Monday, 25 January 2010

KJ Parker's ENGINEER TRILOGY re-released.

KJ Parker's Engineer Trilogy is actually quite a recent series, but Orbit have nevertheless chosen to reissue the books in the UK and Australia with new covers. The new UK editions should be out now, and will hit Australia in March.

Devices and Desires (2005), Evil for Evil (2006) and The Escapement (2007) have all been very-well-reviewed, although I'm still a way behind on Parker. I enjoyed the Fencer Trilogy back when it was first released, but haven't picked up either the Scavenger or Engineer series. Parker's new novel, The Folding Knife, which is apparently a departure for her, is also published on 4 February in the UK and 22 February in the USA.

The blurb sounds most intriguing:
Basso the Magnificent. Basso the Great. Basso the Wise. Basso the Murderer. The First Citizen of the Vesani Republic is an extraordinary man. He is ruthless, cunning and, above all, lucky. He brings wealth, power and prestige to his people. But with power comes unwanted attention, and Basso must defend his nation and himself from threats foreign and domestic. In a lifetime of crucial decisions, he's only ever made one mistake. One mistake, though, can be enough.
Very good. I'll have to rectify my lack of Parker reading this year, I think.


Anonymous said...

That's going straight on the Amazon pre-order list... first I'd heard about it, thank you!

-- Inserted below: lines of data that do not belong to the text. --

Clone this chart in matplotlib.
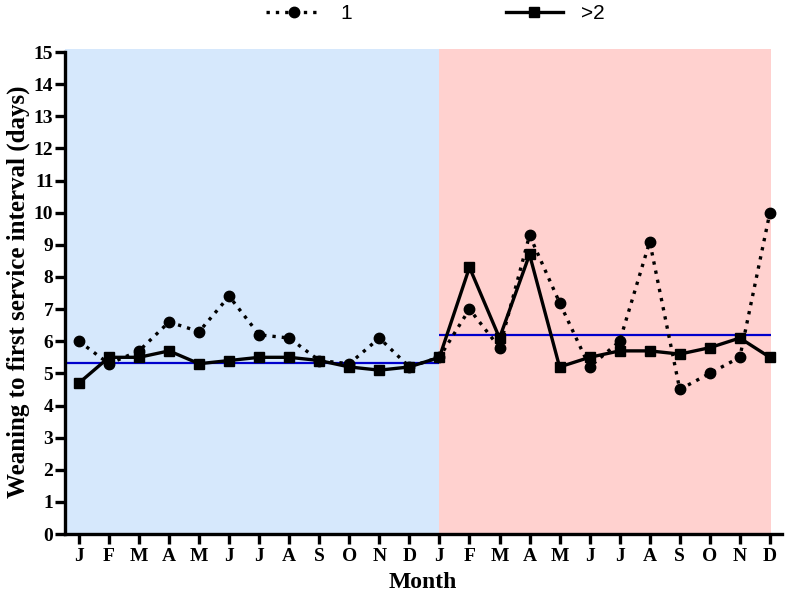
import matplotlib
matplotlib.use("Agg")
import matplotlib.pyplot as plt
import numpy as np

months = ["J", "F", "M", "A", "M", "J", "J", "A", "S", "O", "N", "D",
          "J", "F", "M", "A", "M", "J", "J", "A", "S", "O", "N", "D"]
series_1 = [6.0, 5.3, 5.7, 6.6, 6.3, 7.4, 6.2, 6.1, 5.4, 5.3, 6.1, 5.2,
            5.5, 7.0, 5.8, 9.3, 7.2, 5.2, 6.0, 9.1, 4.5, 5.0, 5.5, 10.0]
series_2 = [4.7, 5.5, 5.5, 5.7, 5.3, 5.4, 5.5, 5.5, 5.4, 5.2, 5.1, 5.2,
            5.5, 8.3, 6.1, 8.7, 5.2, 5.5, 5.7, 5.7, 5.6, 5.8, 6.1, 5.5]
period_means = [5.33, 6.19]
yticks = list(range(0, 16))

fig = plt.figure(figsize=(7.87, 5.96), dpi=100)
ax = fig.add_axes([0.082, 0.104, 0.9115, 0.814])

x = np.arange(len(months))
xmin, xmax = -0.48, 23.4
ax.set_xlim(xmin, xmax)
ax.set_ylim(0, 15.1)

ax.axvspan(xmin, 12, color="#D6E8FC", zorder=0, lw=0)
ax.axvspan(12, 23.05, color="#FFD1CF", zorder=0, lw=0)

ax.hlines(period_means[0], xmin, 12, colors="#0000CC", lw=1.6, zorder=2)
ax.hlines(period_means[1], 12, 23.05, colors="#0000CC", lw=1.6, zorder=2)

ax.plot(x, series_1, linestyle=(0, (1, 1.8)), color="black", lw=2.4,
        marker="o", markersize=7.5, label="1", zorder=3)
ax.plot(x, series_2, linestyle="-", color="black", lw=2.4,
        marker="s", markersize=7, label=">2", zorder=4)

for s in ["top", "right"]:
    ax.spines[s].set_visible(False)
for s in ["left", "bottom"]:
    ax.spines[s].set_linewidth(2.4)
ax.spines["left"].set_bounds(0, 15)

ax.set_yticks(yticks)
ax.set_xticks(x)
ax.set_xticklabels(months)
ax.tick_params(axis="both", direction="out", width=2.4, length=7,
               labelsize=14)
ax.tick_params(axis="y", pad=1)
ax.tick_params(axis="x", pad=3)
for lab in ax.get_xticklabels() + ax.get_yticklabels():
    lab.set_fontfamily("Liberation Serif")
    lab.set_fontweight("bold")

ax.set_ylabel("Weaning to first service interval (days)", fontsize=18,
              fontfamily="Liberation Serif", fontweight="bold", labelpad=3)
ax.set_xlabel("Month", fontsize=17, fontfamily="Liberation Serif",
              fontweight="bold", labelpad=5)

leg = fig.legend(loc="upper center", bbox_to_anchor=(0.553, 1.025), ncol=2,
                 frameon=False, handlelength=2.7, columnspacing=7.4,
                 handletextpad=0.9,
                 prop={"family": "Liberation Sans", "size": 15})

fig.savefig("out.png", dpi=100)
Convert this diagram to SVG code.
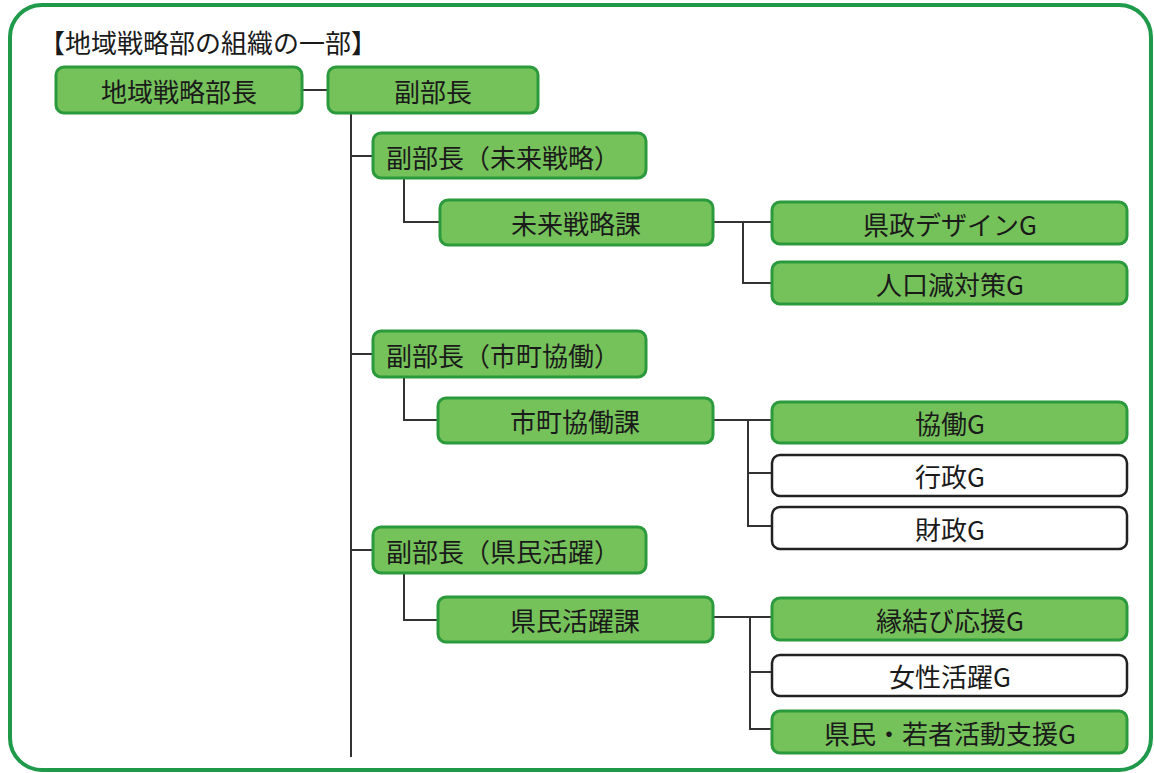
<svg xmlns="http://www.w3.org/2000/svg" width="1154" height="773" viewBox="0 0 1154 773">
<style>
.g{fill:#76c25a;stroke:#2b9a3c;stroke-width:3}
.w{fill:#fff;stroke:#222;stroke-width:2.5}
.t{font-family:"Noto Sans CJK JP","Noto Sans CJK SC",sans-serif;font-size:26px;fill:#1a1a1a;text-anchor:middle;dominant-baseline:central}
.c{fill:none;stroke:#333;stroke-width:2}
</style>
<rect x="0" y="0" width="1154" height="773" fill="#fff"/>
<rect x="10" y="5" width="1141" height="765" rx="32" fill="none" stroke="#1e9a4a" stroke-width="4"/>
<text x="39" y="41" font-family="'Noto Sans CJK JP','Noto Sans CJK SC',sans-serif" font-size="26" fill="#1a1a1a" dominant-baseline="central">【地域戦略部の組織の一部】</text>
<g id="connectors">
<path class="c" d="M302 90H328"/>
<path class="c" d="M351 114V757"/>
<path class="c" d="M351 156H373M351 354H373M351 550H373"/>
<path class="c" d="M404 178V222H440M404 378V420H438M404 573V620H438"/>
<path class="c" d="M713 222H772M743 222V283H772"/>
<path class="c" d="M713 420H772M748 420V526H772M748 473H772"/>
<path class="c" d="M713 617H772M750 617V729H772M750 672H772"/>
</g>
<g id="n1"><rect class="g" x="56" y="67" width="246" height="46" rx="8"/><text class="t" x="179" y="90">地域戦略部長</text></g>
<g id="n2"><rect class="g" x="328" y="67" width="210" height="46" rx="8"/><text class="t" x="433" y="90">副部長</text></g>
<g id="n3"><rect class="g" x="373" y="133" width="273" height="45" rx="8"/><text class="t" x="503" y="156">副部長（未来戦略）</text></g>
<g id="n4"><rect class="g" x="440" y="200" width="273" height="45" rx="8"/><text class="t" x="576" y="222">未来戦略課</text></g>
<g id="n5"><rect class="g" x="772" y="202" width="355" height="42" rx="8"/><text class="t" x="950" y="223">県政デザインG</text></g>
<g id="n6"><rect class="g" x="772" y="262" width="355" height="42" rx="8"/><text class="t" x="950" y="283">人口減対策G</text></g>
<g id="n7"><rect class="g" x="373" y="331" width="273" height="46" rx="8"/><text class="t" x="503" y="354">副部長（市町協働）</text></g>
<g id="n8"><rect class="g" x="438" y="398" width="275" height="45" rx="8"/><text class="t" x="575" y="420">市町協働課</text></g>
<g id="n9"><rect class="g" x="772" y="402" width="355" height="41" rx="8"/><text class="t" x="950" y="422">協働G</text></g>
<g id="n10"><rect class="w" x="772" y="455" width="355" height="41" rx="8"/><text class="t" x="950" y="475">行政G</text></g>
<g id="n11"><rect class="w" x="772" y="507" width="355" height="42" rx="8"/><text class="t" x="950" y="528">財政G</text></g>
<g id="n12"><rect class="g" x="373" y="527" width="273" height="46" rx="8"/><text class="t" x="503" y="550">副部長（県民活躍）</text></g>
<g id="n13"><rect class="g" x="438" y="597" width="275" height="45" rx="8"/><text class="t" x="575" y="619">県民活躍課</text></g>
<g id="n14"><rect class="g" x="772" y="598" width="355" height="42" rx="8"/><text class="t" x="950" y="619">縁結び応援G</text></g>
<g id="n15"><rect class="w" x="772" y="655" width="355" height="41" rx="8"/><text class="t" x="950" y="675">女性活躍G</text></g>
<g id="n16"><rect class="g" x="772" y="711" width="355" height="42" rx="8"/><text class="t" x="950" y="732">県民・若者活動支援G</text></g>
</svg>
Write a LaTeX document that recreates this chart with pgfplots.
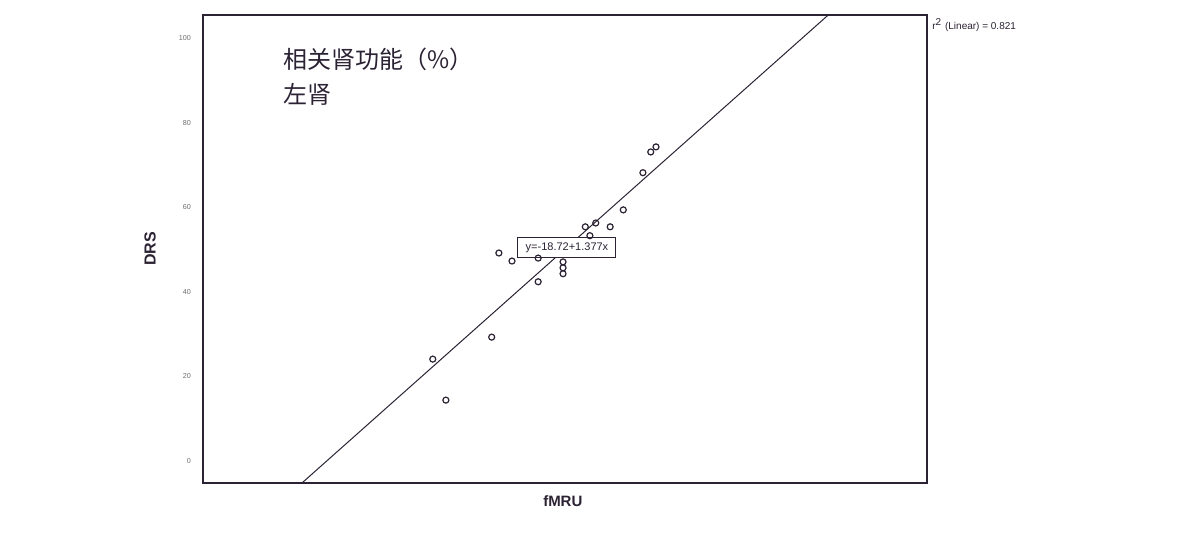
\documentclass[border=0pt]{standalone}
\usepackage{fontspec}
\setmainfont{Liberation Sans}
\newfontfamily\cjk{Noto Sans CJK SC}
\usepackage{pgfplots}
\pgfplotsset{compat=1.18}
\definecolor{ink}{HTML}{2B2233}
\definecolor{tickgrey}{HTML}{6E6E6E}

\begin{document}
\begin{tikzpicture}
% page is 1198 x 540 px, 1 px = 0.5pt
\useasboundingbox (0,0) rectangle (599pt,270pt);
\begin{axis}[
  at={(101.5pt,28.5pt)}, anchor=south west,
  scale only axis, width=362pt, height=234pt,
  xmin=-5.3, xmax=105.3, ymin=-5.2, ymax=105.5,
  xtick=\empty, ytick={0,20,...,100},
  tick style={draw=none},
  axis line style={ink, line width=0.8pt},
  /pgf/number format/assume math mode=true,
  yticklabel style={font=\fontsize{3.6}{4}\selectfont, text=tickgrey, xshift=-2.5pt},
  xlabel={fMRU}, ylabel={DRS},
  xlabel style={at={(axis description cs:0.497,0)}, anchor=center, yshift=-9pt,
    font=\bfseries\fontsize{7.5}{8}\selectfont, text=ink},
  ylabel style={at={(axis description cs:-0.073,0.5)}, anchor=center,
    font=\bfseries\fontsize{8}{9}\selectfont, text=ink},
  clip=true
]
\addplot[ink, line width=0.5pt] coordinates {(0,-18.72) (100,118.98)};
\addplot[only marks, mark=o, mark size=1.5pt, ink, mark options={line width=0.6pt}]
  coordinates {
  (29.8,24.1) (31.8,14.4) (38.8,29.3) (39.9,49.2) (41.9,47.3)
  (45.9,48.0) (45.9,42.4) (49.7,47.1) (49.7,45.7) (49.7,44.3)
  (53.1,55.4) (53.8,53.3) (54.7,56.3) (56.9,55.4) (58.9,59.4)
  (61.9,68.2) (63.1,73.1) (63.9,74.3)
  };
\node[draw=ink, fill=white, line width=0.5pt, text=ink,
  font=\fontsize{5.5}{6}\selectfont, minimum width=49pt, minimum height=10pt,
  inner sep=1pt] at (axis cs:50.3,50.5) {y=-18.72+1.377x};
\end{axis}
\node[anchor=west, inner sep=0, text=ink, font=\fontsize{5}{6}\selectfont]
  at (466pt,257.5pt) {r\textsuperscript{2} (Linear) = 0.821};
\node[anchor=north west, inner sep=0, align=left, text=ink,
  font=\cjk\fontsize{12}{17.5}\selectfont]
  at (141.5pt,246pt) {相关肾功能（\%）\\左肾};
\end{tikzpicture}
\end{document}
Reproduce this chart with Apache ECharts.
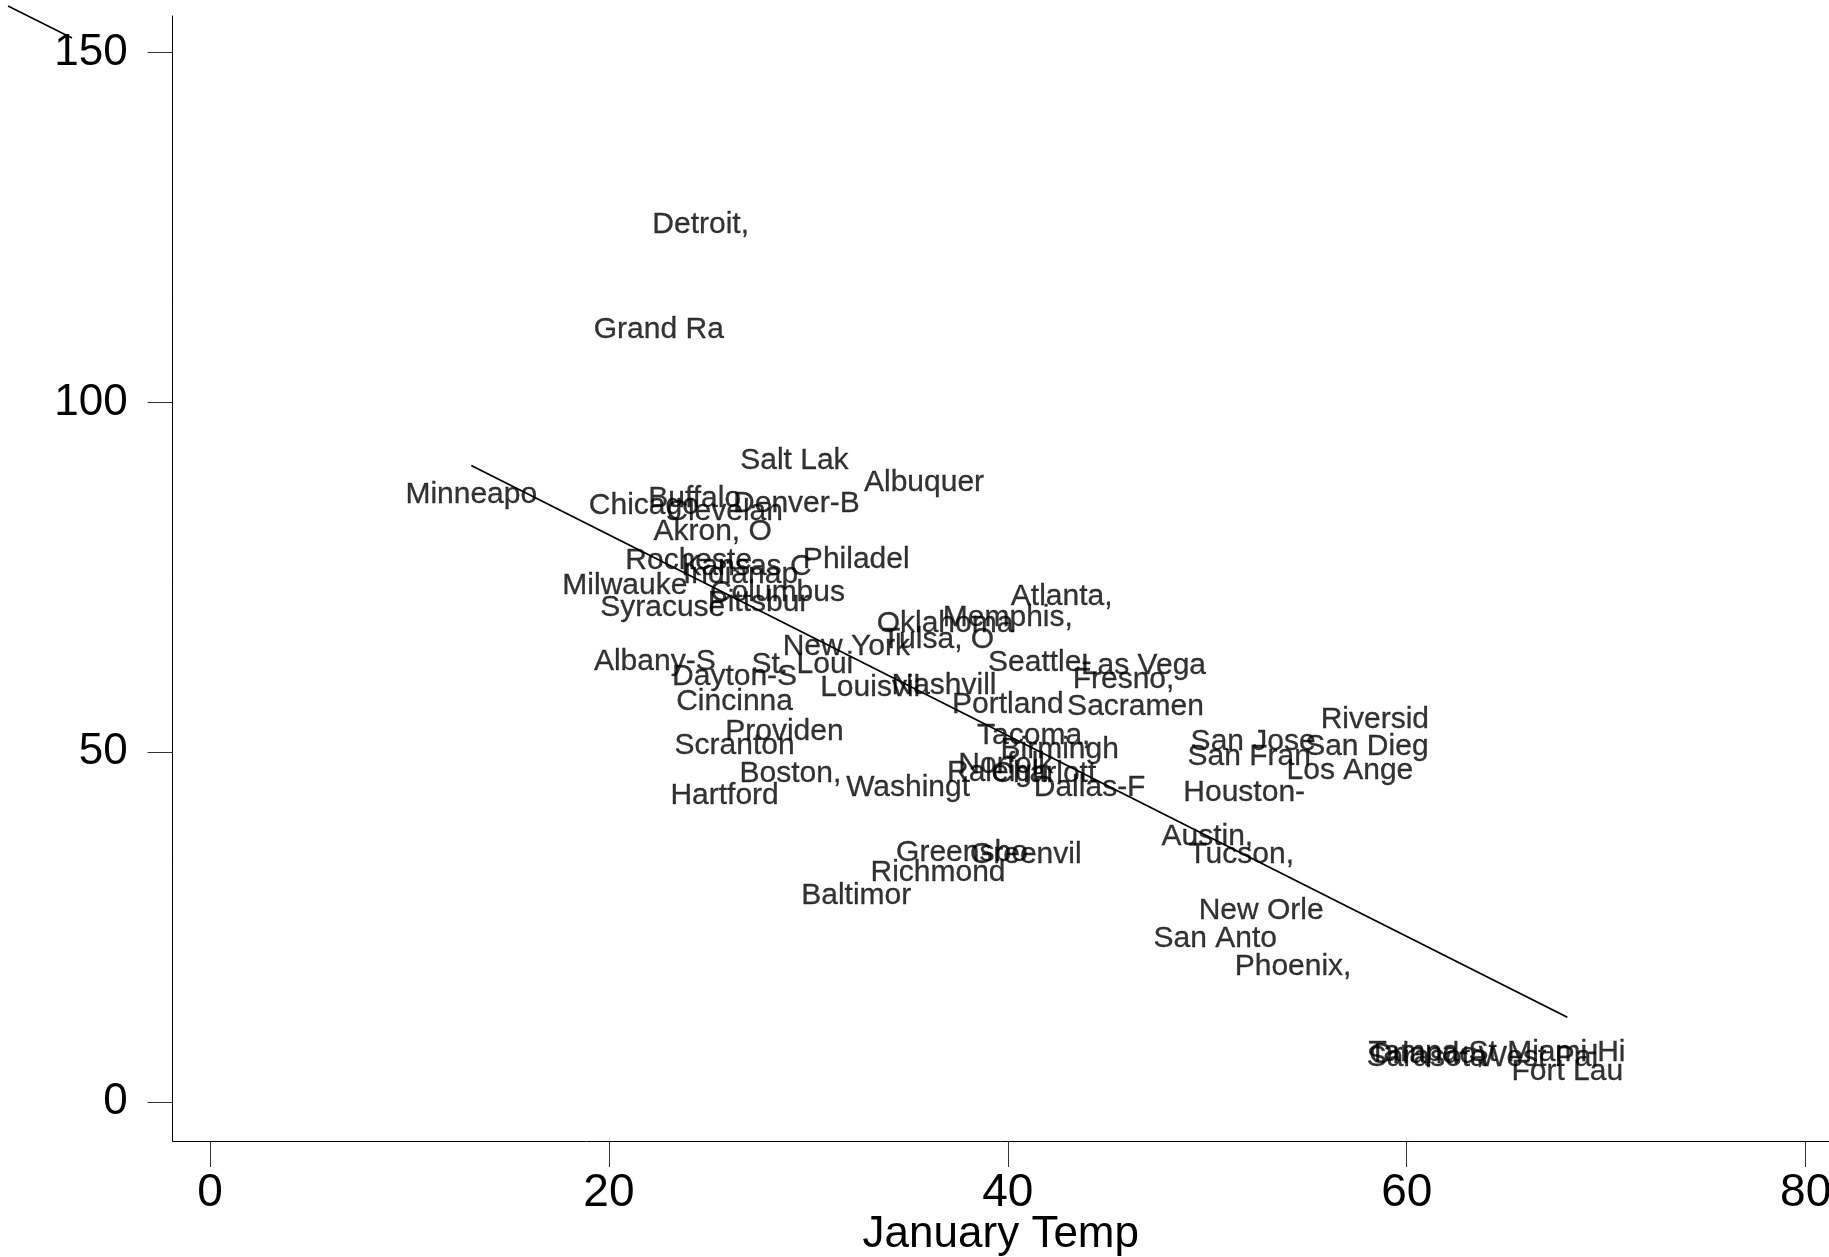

If you liked the Fencers, you'll like the Engineers, btw. The engineering is more to do with trebuchets than creative biophysics.

Mark said...

Hello Adam,

If you get the chance K J Parker wrote a novella last year called 'Purple & Black,' it takes the form of military dispatches sent between Emperor Nicephorus and his closest friend govenor Phormio who is sent off to the northern frontier to quell unrest. The opening sentence is just brilliant! (I quote) 'You are, of course, an unmitigated b*****d.'

Mark Lord said...

I read the first of these books recently and really enjoyed. I just happened to pick Devices and Desires up in my local library and found that it was an excellent read.